Of course, as thrilled as I was to have mozzarella at last, it wasn't going to work for ravioli.
I made a half-hearted attempt to make ricotta with the whey, but it was truly unsuccessful, so off I went to the store with 2 hours to go.

With a new gallon of milk, I decided to go with Katja's tried and true Roman soft cheese recipe (to be found about halfway down, "Melca").
I poured a quart of milk into the pan, added around a cup and a half of cream, and a half teaspoon of citric acid in hopes of making up the difference, and heated it up. I ended up adding 2 T of cider vinegar instead of one, and then stirred it like the mozzarella, and let it sit for about 15 minutes.
Then I put a large piece of butter-cheesecloth (thanks to Lidia) into a colander over a bowl, and let it drain for an hour and a half.

At the end of this it was pretty well drained (though it certainly could've gone longer), and remembering that Sadira cooks with whey, I packed that up in a tupperware and got ready to go.

I brought 3 1/2 dozen farm-fresh eggs with me to Sadira's. 2 for the other cooks, and 1 1/2 dozen that we keep for ourselves at all times, to use in the ravioli. I also brought a bag of semolina, both cheeses, and the kids.

We forgot the historical cookbooks, but luckily Sadira has plenty of them, one of which was The Medieval Kitchen, by Odile Redon, Fran├žoise Sabban, and Silvano Serventi.
We decided to go with recipe No.8, "White Ravioli, or Dumplings with Sugar" for the filling, though the recipe is for a pasta-free dumpling, rather than ravioli. We used No. 7, "Meat Ravioli in Broth" for the pasta recipe.


Katja was not there yet, so while we waited, Sadira made the whey into some lovely bread dough.
After a bit, we decided to get started.
The pasta recipe was very basic, just flour and eggs. Sadira had some semolina as well, and hers was open, so we went with that. The recipe called for 1 1/2 cups of flour and 2 eggs.
We put in 2 cups of semolina and 1 of all purpose flour, and then added 4 eggs. The Young Person in the room mixed it all together and kneaded it, but it was very stiff, so we added one more egg, and then a bit more all-purpose flour to balance it out.
When it was a nicely textured dough, we got out the many pasta-rollers.

Sadira has a Kitchen Aid with a pasta roller attachment, so we started with that. It went on okay, but when we started to run the dough through it, it began to rotate. None of us had ever used it before, so we weren't quite sure what was going wrong. We started to pull out my hand-roller, but then we discovered it just wasn't on firmly enough.

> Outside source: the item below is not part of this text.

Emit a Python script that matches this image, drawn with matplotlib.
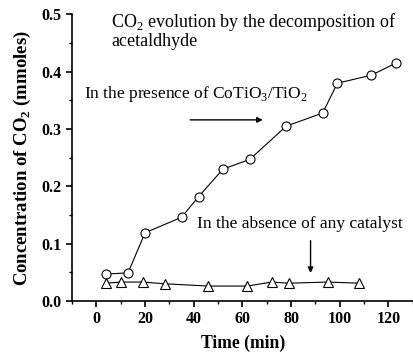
import matplotlib
matplotlib.use("Agg")

import matplotlib.pyplot as plt
from matplotlib.ticker import MultipleLocator, FormatStrFormatter

plt.rcParams["font.family"] = ["Liberation Serif", "DejaVu Serif"]
plt.rcParams["mathtext.fontset"] = "custom"
plt.rcParams["mathtext.rm"] = "Liberation Serif"
plt.rcParams["mathtext.bf"] = "Liberation Serif:bold"

# Con catalizador CoTiO3/TiO2
t_cat = [4, 13, 20, 35, 42, 52, 63, 78, 93, 99, 113, 123]
co2_cat = [0.047, 0.049, 0.119, 0.146, 0.182, 0.230, 0.247, 0.305, 0.328, 0.380, 0.394, 0.415]

# Sin catalizador
t_blank = [4, 10, 19, 28, 46, 62, 72, 79, 95, 108]
co2_blank = [0.031, 0.033, 0.033, 0.030, 0.026, 0.026, 0.033, 0.031, 0.033, 0.031]

fig = plt.figure(figsize=(4.14, 3.52), dpi=100)
ax = fig.add_axes([0.174, 0.145, 0.826, 0.814])

ax.plot(t_cat, co2_cat, "-o", color="black", lw=0.8, ms=6.5,
        mfc="white", mec="black", mew=0.8)
ax.plot(t_blank, co2_blank, "-^", color="black", lw=0.8, ms=7.5,
        mfc="white", mec="black", mew=0.8)

ax.set_xlim(-10, 130.5)
ax.set_ylim(0, 0.5)
ax.xaxis.set_major_locator(MultipleLocator(20))
ax.xaxis.set_minor_locator(MultipleLocator(10))
ax.yaxis.set_major_locator(MultipleLocator(0.1))
ax.yaxis.set_minor_locator(MultipleLocator(0.05))
ax.set_xticks(range(0, 121, 20))
ax.yaxis.set_major_formatter(FormatStrFormatter("%.1f"))

for s in ("top", "right"):
    ax.spines[s].set_visible(False)
for s in ("left", "bottom"):
    ax.spines[s].set_linewidth(1.2)

ax.tick_params(which="major", direction="out", length=4, width=1.2,
               labelsize=11.5)
ax.tick_params(which="minor", direction="out", length=2.5, width=1.0)
for lab in ax.get_xticklabels() + ax.get_yticklabels():
    lab.set_fontweight("bold")

ax.set_xlabel("Time (min)", fontsize=12.7, fontweight="bold", labelpad=5)
ax.set_ylabel(r"Concentration of CO$_\mathbf{2}$ (mmoles)", fontsize=13.5,
              fontweight="bold", labelpad=6)

ax.text(6.2, 0.478, r"CO$_2$ evolution by the decomposition of",
        fontsize=13, va="baseline", ha="left")
ax.text(6.2, 0.445, "acetaldhyde", fontsize=13, va="baseline", ha="left")
ax.text(-4.9, 0.354, r"In the presence of CoTiO$_3$/TiO$_2$",
        fontsize=12.5, va="baseline", ha="left")
ax.annotate("", xy=(69.5, 0.316), xytext=(37.4, 0.316),
            arrowprops=dict(arrowstyle="-|>", color="black", lw=1.0,
                            mutation_scale=8))
ax.text(41.5, 0.127, "In the absence of any catalyst",
        fontsize=12.5, va="baseline", ha="left")
ax.annotate("", xy=(88, 0.044), xytext=(88, 0.110),
            arrowprops=dict(arrowstyle="-|>", color="black", lw=1.0,
                            mutation_scale=8))

fig.savefig("out.png", dpi=100)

After that, it worked like a dream.
We rolled it down to the #5 setting, and set it out on the counter.
Meanwhile, I took the soft cheese, added some sugar, cinnamon, and ginger, and mixed it together. It was still fairly wet, so I ended up adding some flour for body.

The second quarter of the dough was rolled by now, and Katja arrived just in time to supervise the assembly.

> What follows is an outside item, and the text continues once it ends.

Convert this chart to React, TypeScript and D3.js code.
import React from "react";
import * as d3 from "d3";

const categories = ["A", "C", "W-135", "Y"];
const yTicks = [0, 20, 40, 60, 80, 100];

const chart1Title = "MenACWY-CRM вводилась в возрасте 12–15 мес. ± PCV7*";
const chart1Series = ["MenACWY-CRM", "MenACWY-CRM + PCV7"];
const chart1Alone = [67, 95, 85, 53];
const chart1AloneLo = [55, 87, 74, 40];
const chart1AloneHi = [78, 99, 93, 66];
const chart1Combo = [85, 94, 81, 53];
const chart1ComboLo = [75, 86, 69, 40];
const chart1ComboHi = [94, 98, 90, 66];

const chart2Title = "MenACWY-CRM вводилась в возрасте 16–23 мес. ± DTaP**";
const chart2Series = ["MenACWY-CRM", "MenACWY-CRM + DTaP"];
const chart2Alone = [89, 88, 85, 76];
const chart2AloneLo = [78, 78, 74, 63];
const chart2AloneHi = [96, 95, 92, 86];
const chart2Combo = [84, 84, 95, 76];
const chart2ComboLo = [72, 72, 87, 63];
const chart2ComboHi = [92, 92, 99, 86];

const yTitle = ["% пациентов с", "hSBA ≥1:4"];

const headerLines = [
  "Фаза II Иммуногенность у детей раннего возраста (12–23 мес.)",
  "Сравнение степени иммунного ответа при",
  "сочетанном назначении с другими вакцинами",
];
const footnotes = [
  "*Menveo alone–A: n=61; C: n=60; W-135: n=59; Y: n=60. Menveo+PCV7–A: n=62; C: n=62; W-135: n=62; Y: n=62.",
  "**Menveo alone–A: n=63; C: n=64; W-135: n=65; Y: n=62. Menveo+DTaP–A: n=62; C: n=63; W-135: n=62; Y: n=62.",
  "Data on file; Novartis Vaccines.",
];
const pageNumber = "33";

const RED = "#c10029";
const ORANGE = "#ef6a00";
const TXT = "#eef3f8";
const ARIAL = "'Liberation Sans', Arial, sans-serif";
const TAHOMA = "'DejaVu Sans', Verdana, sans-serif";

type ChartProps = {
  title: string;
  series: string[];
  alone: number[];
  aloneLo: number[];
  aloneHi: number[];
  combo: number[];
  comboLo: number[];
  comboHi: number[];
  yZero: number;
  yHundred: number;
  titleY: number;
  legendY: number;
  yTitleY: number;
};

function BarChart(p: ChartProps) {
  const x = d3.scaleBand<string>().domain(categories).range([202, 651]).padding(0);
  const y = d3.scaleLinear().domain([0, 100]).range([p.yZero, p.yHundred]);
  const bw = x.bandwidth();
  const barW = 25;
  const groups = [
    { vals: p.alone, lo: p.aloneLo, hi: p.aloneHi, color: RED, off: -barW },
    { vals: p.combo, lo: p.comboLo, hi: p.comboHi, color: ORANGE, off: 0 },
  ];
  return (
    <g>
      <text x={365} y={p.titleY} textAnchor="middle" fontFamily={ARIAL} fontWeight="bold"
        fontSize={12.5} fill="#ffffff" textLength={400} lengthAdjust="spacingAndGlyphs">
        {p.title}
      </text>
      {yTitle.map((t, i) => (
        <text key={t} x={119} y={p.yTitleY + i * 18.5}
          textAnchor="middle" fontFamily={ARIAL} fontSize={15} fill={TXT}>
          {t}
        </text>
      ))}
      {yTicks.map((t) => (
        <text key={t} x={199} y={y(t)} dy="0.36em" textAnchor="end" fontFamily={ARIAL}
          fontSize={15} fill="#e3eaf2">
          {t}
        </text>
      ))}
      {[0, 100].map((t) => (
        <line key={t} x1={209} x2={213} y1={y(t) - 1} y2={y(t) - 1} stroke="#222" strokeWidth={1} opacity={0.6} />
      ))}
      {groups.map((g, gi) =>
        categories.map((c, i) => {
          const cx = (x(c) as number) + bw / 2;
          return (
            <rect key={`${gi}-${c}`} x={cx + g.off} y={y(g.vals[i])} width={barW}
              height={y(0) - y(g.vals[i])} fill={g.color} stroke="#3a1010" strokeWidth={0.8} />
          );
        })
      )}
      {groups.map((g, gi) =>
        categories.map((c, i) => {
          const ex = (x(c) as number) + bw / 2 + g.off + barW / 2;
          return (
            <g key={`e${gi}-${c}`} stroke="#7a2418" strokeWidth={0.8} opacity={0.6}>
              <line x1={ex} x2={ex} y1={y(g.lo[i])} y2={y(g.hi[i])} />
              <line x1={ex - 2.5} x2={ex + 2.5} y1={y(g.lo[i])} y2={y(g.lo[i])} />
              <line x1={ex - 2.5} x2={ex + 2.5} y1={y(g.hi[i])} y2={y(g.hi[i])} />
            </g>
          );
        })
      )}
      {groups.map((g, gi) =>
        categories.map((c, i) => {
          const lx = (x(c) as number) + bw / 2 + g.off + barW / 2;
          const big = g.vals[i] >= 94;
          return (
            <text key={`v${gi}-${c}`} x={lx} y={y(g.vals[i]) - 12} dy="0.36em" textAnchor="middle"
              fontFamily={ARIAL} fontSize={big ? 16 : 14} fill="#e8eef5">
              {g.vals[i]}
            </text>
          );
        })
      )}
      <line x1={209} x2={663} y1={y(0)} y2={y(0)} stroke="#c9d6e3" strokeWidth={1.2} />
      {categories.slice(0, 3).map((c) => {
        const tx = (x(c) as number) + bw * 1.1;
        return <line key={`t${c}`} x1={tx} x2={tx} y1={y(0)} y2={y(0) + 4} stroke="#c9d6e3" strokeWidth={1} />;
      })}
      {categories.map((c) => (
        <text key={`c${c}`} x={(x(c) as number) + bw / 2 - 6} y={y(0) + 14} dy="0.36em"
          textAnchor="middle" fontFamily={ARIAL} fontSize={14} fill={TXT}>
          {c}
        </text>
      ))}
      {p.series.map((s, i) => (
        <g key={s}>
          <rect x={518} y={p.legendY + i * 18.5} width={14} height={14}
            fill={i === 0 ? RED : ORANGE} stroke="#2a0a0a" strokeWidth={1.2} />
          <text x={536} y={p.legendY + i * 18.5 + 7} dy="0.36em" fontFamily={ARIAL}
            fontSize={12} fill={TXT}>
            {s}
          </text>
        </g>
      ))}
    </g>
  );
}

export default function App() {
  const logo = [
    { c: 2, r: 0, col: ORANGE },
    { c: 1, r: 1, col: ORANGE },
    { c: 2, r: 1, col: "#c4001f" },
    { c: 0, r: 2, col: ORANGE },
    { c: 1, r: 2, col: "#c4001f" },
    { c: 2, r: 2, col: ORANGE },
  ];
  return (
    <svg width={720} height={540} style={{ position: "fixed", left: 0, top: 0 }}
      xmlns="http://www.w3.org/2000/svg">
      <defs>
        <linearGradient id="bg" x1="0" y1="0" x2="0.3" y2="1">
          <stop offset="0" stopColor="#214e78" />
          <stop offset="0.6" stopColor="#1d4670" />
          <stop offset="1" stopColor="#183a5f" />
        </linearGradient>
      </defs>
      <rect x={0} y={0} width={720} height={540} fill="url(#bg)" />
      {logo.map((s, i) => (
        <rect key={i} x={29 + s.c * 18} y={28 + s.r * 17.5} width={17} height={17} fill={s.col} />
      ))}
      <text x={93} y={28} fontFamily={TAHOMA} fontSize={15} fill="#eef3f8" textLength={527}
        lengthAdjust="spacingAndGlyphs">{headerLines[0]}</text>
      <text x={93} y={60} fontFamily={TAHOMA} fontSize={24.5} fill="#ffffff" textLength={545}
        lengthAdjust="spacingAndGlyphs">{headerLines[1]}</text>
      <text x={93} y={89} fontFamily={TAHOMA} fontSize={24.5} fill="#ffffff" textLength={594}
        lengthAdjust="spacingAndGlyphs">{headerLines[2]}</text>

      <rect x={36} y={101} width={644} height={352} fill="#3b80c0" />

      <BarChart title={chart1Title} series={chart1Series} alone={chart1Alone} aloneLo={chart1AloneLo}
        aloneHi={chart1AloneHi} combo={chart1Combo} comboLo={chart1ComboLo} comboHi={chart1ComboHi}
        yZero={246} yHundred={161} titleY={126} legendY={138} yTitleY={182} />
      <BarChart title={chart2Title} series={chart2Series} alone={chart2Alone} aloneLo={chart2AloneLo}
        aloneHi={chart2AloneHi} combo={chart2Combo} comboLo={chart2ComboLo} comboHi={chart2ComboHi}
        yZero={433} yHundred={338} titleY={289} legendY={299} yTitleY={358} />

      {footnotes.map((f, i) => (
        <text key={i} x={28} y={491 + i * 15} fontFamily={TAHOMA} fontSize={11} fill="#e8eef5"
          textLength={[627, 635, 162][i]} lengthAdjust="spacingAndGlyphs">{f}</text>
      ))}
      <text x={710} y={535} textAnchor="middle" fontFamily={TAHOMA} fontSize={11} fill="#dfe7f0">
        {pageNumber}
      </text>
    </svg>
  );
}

She had brought a ravioli-maker, but unfortunately it turned out that it went to the wrong pasta-roller, so we decided to go old-fashioned and do it by hand.
The Young Person in the room brushed egg white and water in stripes down the dough, and we made two rows of ravioli filling. Then we re-brushed the egg-white mixture, and pressed the top layer down over the filling. Katja and the Young Person spent a while making sure the edges were all sealed down, and then cut the raviolis apart.
We boiled them briefly in salt-water, and set them on a plate.

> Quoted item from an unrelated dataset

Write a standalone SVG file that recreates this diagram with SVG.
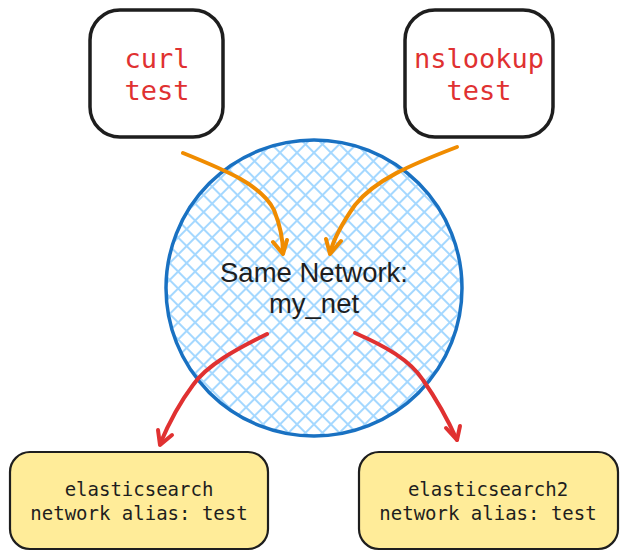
<svg xmlns="http://www.w3.org/2000/svg" width="628" height="560" viewBox="0 0 628 560">
<style>
.box{fill:#ffffff;stroke:#1e1e1e;stroke-width:3.5}
.ybox{fill:#ffec99;stroke:#1e1e1e;stroke-width:2.2}
.mono{font-family:"DejaVu Sans Mono","Liberation Mono",monospace;text-anchor:middle}
.red{fill:#e03131;font-size:27px}
.dark{fill:#1e1e1e;font-size:19px}
.sans{font-family:"Liberation Sans",Arial,sans-serif;font-size:27.5px;fill:#1e1e1e;text-anchor:middle}
.or{fill:none;stroke:#f08c00;stroke-width:4;stroke-linecap:round;stroke-linejoin:round}
.rd{fill:none;stroke:#e03131;stroke-width:4;stroke-linecap:round;stroke-linejoin:round}
</style>
<defs>
<pattern id="hatch" width="12" height="12" patternUnits="userSpaceOnUse" patternTransform="rotate(45)">
<path d="M0 6H12M6 0V12" stroke="#a5d8ff" stroke-width="2"/>
</pattern>
</defs>
<g id="network">
<circle cx="314" cy="288" r="148" fill="#ffffff"/>
<circle cx="314" cy="288" r="148" fill="url(#hatch)" stroke="#1971c2" stroke-width="3.5"/>
<text class="sans" x="314" y="282">Same Network:</text>
<text class="sans" x="314" y="313">my_net</text>
</g>
<g id="curl">
<rect class="box" x="90" y="10" width="133" height="127" rx="30"/>
<text class="mono red" x="157" y="68">curl</text>
<text class="mono red" x="157" y="100">test</text>
</g>
<g id="nslookup">
<rect class="box" x="405" y="10" width="148" height="127" rx="30"/>
<text class="mono red" x="479" y="68">nslookup</text>
<text class="mono red" x="479" y="100">test</text>
</g>
<g id="es1">
<rect class="ybox" x="10" y="452" width="258" height="97" rx="20"/>
<text class="mono dark" x="139" y="496">elasticsearch</text>
<text class="mono dark" x="139" y="520">network alias: test</text>
</g>
<g id="es2">
<rect class="ybox" x="359" y="452" width="259" height="97" rx="20"/>
<text class="mono dark" x="488" y="496">elasticsearch2</text>
<text class="mono dark" x="488" y="520">network alias: test</text>
</g>
<g id="connectors">
<path class="or" d="M183 153 C225 170 262 185 274 210 C280 225 283 240 283 253"/>
<path class="or" d="M273 242 L283 254 L287 240"/>
<path class="or" stroke-width="5" d="M457 147 C410 165 375 180 355 205 C343 222 334 238 330 253"/>
<path class="or" d="M326 239 L330 254 L341 241"/>
<path class="rd" d="M267 334 C235 350 207 365 193 385 C178 405 168 425 160 444"/>
<path class="rd" d="M158 430 L160 445 L172 435"/>
<path class="rd" d="M355 333 C385 346 410 360 423 380 C437 400 448 420 457 440"/>
<path class="rd" d="M446 428 L457 440 L460 426"/>
</g>
</svg>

The bread dough was ready to go at this point, so Sadira rolled it out into rounds and fried it. 
While we worked on the second batch of ravioli, the Smallest Person in the room taste-tested the ravioli, both boiled and fried, and pronounced them yummy. 

Sadira suggested making Roman Pizza with the fry-bread, by spreading it with honey, dotting it with my mozzarella and sesame seeds, and then toasting it.
It was amazing!

Finally, all the ravioli was done, and some of it was fried, and we were ready to clean up.
There was still some cheese-filling left over, and Sadira decided to turn it into bread as well. She mixed in some flour, and fried it up, and it was also delicious! It was sweet and a little spicy, and with a lovely texture.

We brought a little of everything home for my husband. It was a wonderful day.